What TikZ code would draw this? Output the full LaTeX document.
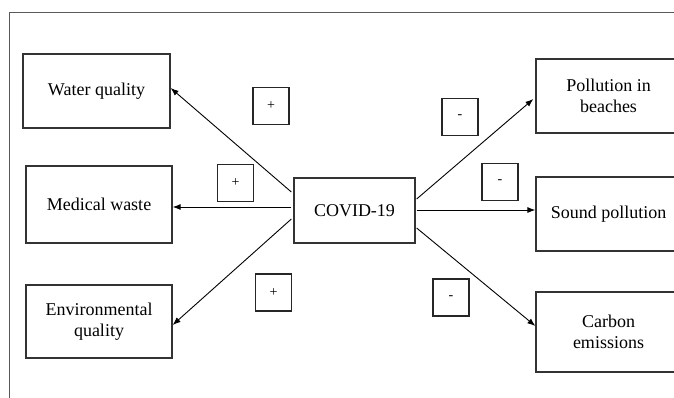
\documentclass[tikz,border=0pt]{standalone}
\usepackage{fontspec}
\setmainfont{Liberation Serif}
\usetikzlibrary{arrows.meta}
\begin{document}
\begin{tikzpicture}[x=1pt,y=-1pt,
  box/.style={draw=black!80,line width=1.3pt,inner sep=0pt,align=center,
    font=\fontsize{18}{21}\selectfont},
  sign/.style={draw=black!85,line width=1.3pt,minimum width=36pt,minimum height=37pt,
    inner sep=0pt,font=\fontsize{14}{16}\selectfont},
  arr/.style={line width=0.9pt,-{Latex[length=8pt,width=6pt]}}]
\useasboundingbox (0,0) rectangle (674,397);
\draw[black!65,line width=1pt] (9.5,400) -- (9.5,12.5) -- (680,12.5);
% left boxes
\node[box,minimum width=147pt,minimum height=74pt] (wq) at (96.5,91) {Water quality};
\node[box,minimum width=146pt,minimum height=77pt] (mw) at (99,204.5) {Medical waste};
\node[box,minimum width=146pt,minimum height=73pt] (eq) at (99,321.5) {Environmental\\quality};
% centre
\node[box,minimum width=121pt,minimum height=65pt] (cov) at (354.5,210.5) {COVID-19};
% right boxes
\node[box,minimum width=145pt,minimum height=74pt] (pb) at (608.5,96) {Pollution in\\beaches};
\node[box,minimum width=145pt,minimum height=74pt] (sp) at (608.5,214) {Sound pollution};
\node[box,minimum width=145pt,minimum height=80pt] (ce) at (608.5,332) {Carbon\\emissions};
% signs
\node[sign] (s1) at (271,106) {+};
\node[sign] (s2) at (235.5,183) {+};
\node[sign] (s3) at (273.5,292.5) {+};
\node[sign] (s4) at (460,117) {-};
\node[sign] (s5) at (500,182) {-};
\node[sign] (s6) at (451,297.5) {-};
% arrows
\draw[arr] ([xshift=-2pt,yshift=18.5pt]cov.west) -- ([yshift=3pt]wq.east);
\draw[arr] ([xshift=-2pt,yshift=3.5pt]cov.west) -- ([yshift=-2.5pt]mw.east);
\draw[arr] ([xshift=-2pt,yshift=-8.5pt]cov.west) -- ([yshift=-3.5pt]eq.east);
\draw[arr] ([xshift=1pt,yshift=11.5pt]cov.east) -- ([xshift=-2pt,yshift=-3pt]pb.west);
\draw[arr] ([xshift=1pt,yshift=0.5pt]cov.east) -- ([yshift=4pt]sp.west);
\draw[arr] ([xshift=1pt,yshift=-17.5pt]cov.east) -- ([yshift=6pt]ce.west);
\end{tikzpicture}
\end{document}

□ □ □ □ □

WHAT THE TASK REQUIRES:
Reproduce the data above in full, exactly as it is, with the pictures left out.

RESULT FOR THIS TASK:
What TikZ code would draw this? Output the full LaTeX document.
\documentclass[tikz,border=0pt]{standalone}
\usepackage{fontspec}
\setmainfont{Liberation Serif}
\usetikzlibrary{arrows.meta}
\begin{document}
\begin{tikzpicture}[x=1pt,y=-1pt,
  box/.style={draw=black!80,line width=1.3pt,inner sep=0pt,align=center,
    font=\fontsize{18}{21}\selectfont},
  sign/.style={draw=black!85,line width=1.3pt,minimum width=36pt,minimum height=37pt,
    inner sep=0pt,font=\fontsize{14}{16}\selectfont},
  arr/.style={line width=0.9pt,-{Latex[length=8pt,width=6pt]}}]
\useasboundingbox (0,0) rectangle (674,397);
\draw[black!65,line width=1pt] (9.5,400) -- (9.5,12.5) -- (680,12.5);
% left boxes
\node[box,minimum width=147pt,minimum height=74pt] (wq) at (96.5,91) {Water quality};
\node[box,minimum width=146pt,minimum height=77pt] (mw) at (99,204.5) {Medical waste};
\node[box,minimum width=146pt,minimum height=73pt] (eq) at (99,321.5) {Environmental\\quality};
% centre
\node[box,minimum width=121pt,minimum height=65pt] (cov) at (354.5,210.5) {COVID-19};
% right boxes
\node[box,minimum width=145pt,minimum height=74pt] (pb) at (608.5,96) {Pollution in\\beaches};
\node[box,minimum width=145pt,minimum height=74pt] (sp) at (608.5,214) {Sound pollution};
\node[box,minimum width=145pt,minimum height=80pt] (ce) at (608.5,332) {Carbon\\emissions};
% signs
\node[sign] (s1) at (271,106) {+};
\node[sign] (s2) at (235.5,183) {+};
\node[sign] (s3) at (273.5,292.5) {+};
\node[sign] (s4) at (460,117) {-};
\node[sign] (s5) at (500,182) {-};
\node[sign] (s6) at (451,297.5) {-};
% arrows
\draw[arr] ([xshift=-2pt,yshift=18.5pt]cov.west) -- ([yshift=3pt]wq.east);
\draw[arr] ([xshift=-2pt,yshift=3.5pt]cov.west) -- ([yshift=-2.5pt]mw.east);
\draw[arr] ([xshift=-2pt,yshift=-8.5pt]cov.west) -- ([yshift=-3.5pt]eq.east);
\draw[arr] ([xshift=1pt,yshift=11.5pt]cov.east) -- ([xshift=-2pt,yshift=-3pt]pb.west);
\draw[arr] ([xshift=1pt,yshift=0.5pt]cov.east) -- ([yshift=4pt]sp.west);
\draw[arr] ([xshift=1pt,yshift=-17.5pt]cov.east) -- ([yshift=6pt]ce.west);
\end{tikzpicture}
\end{document}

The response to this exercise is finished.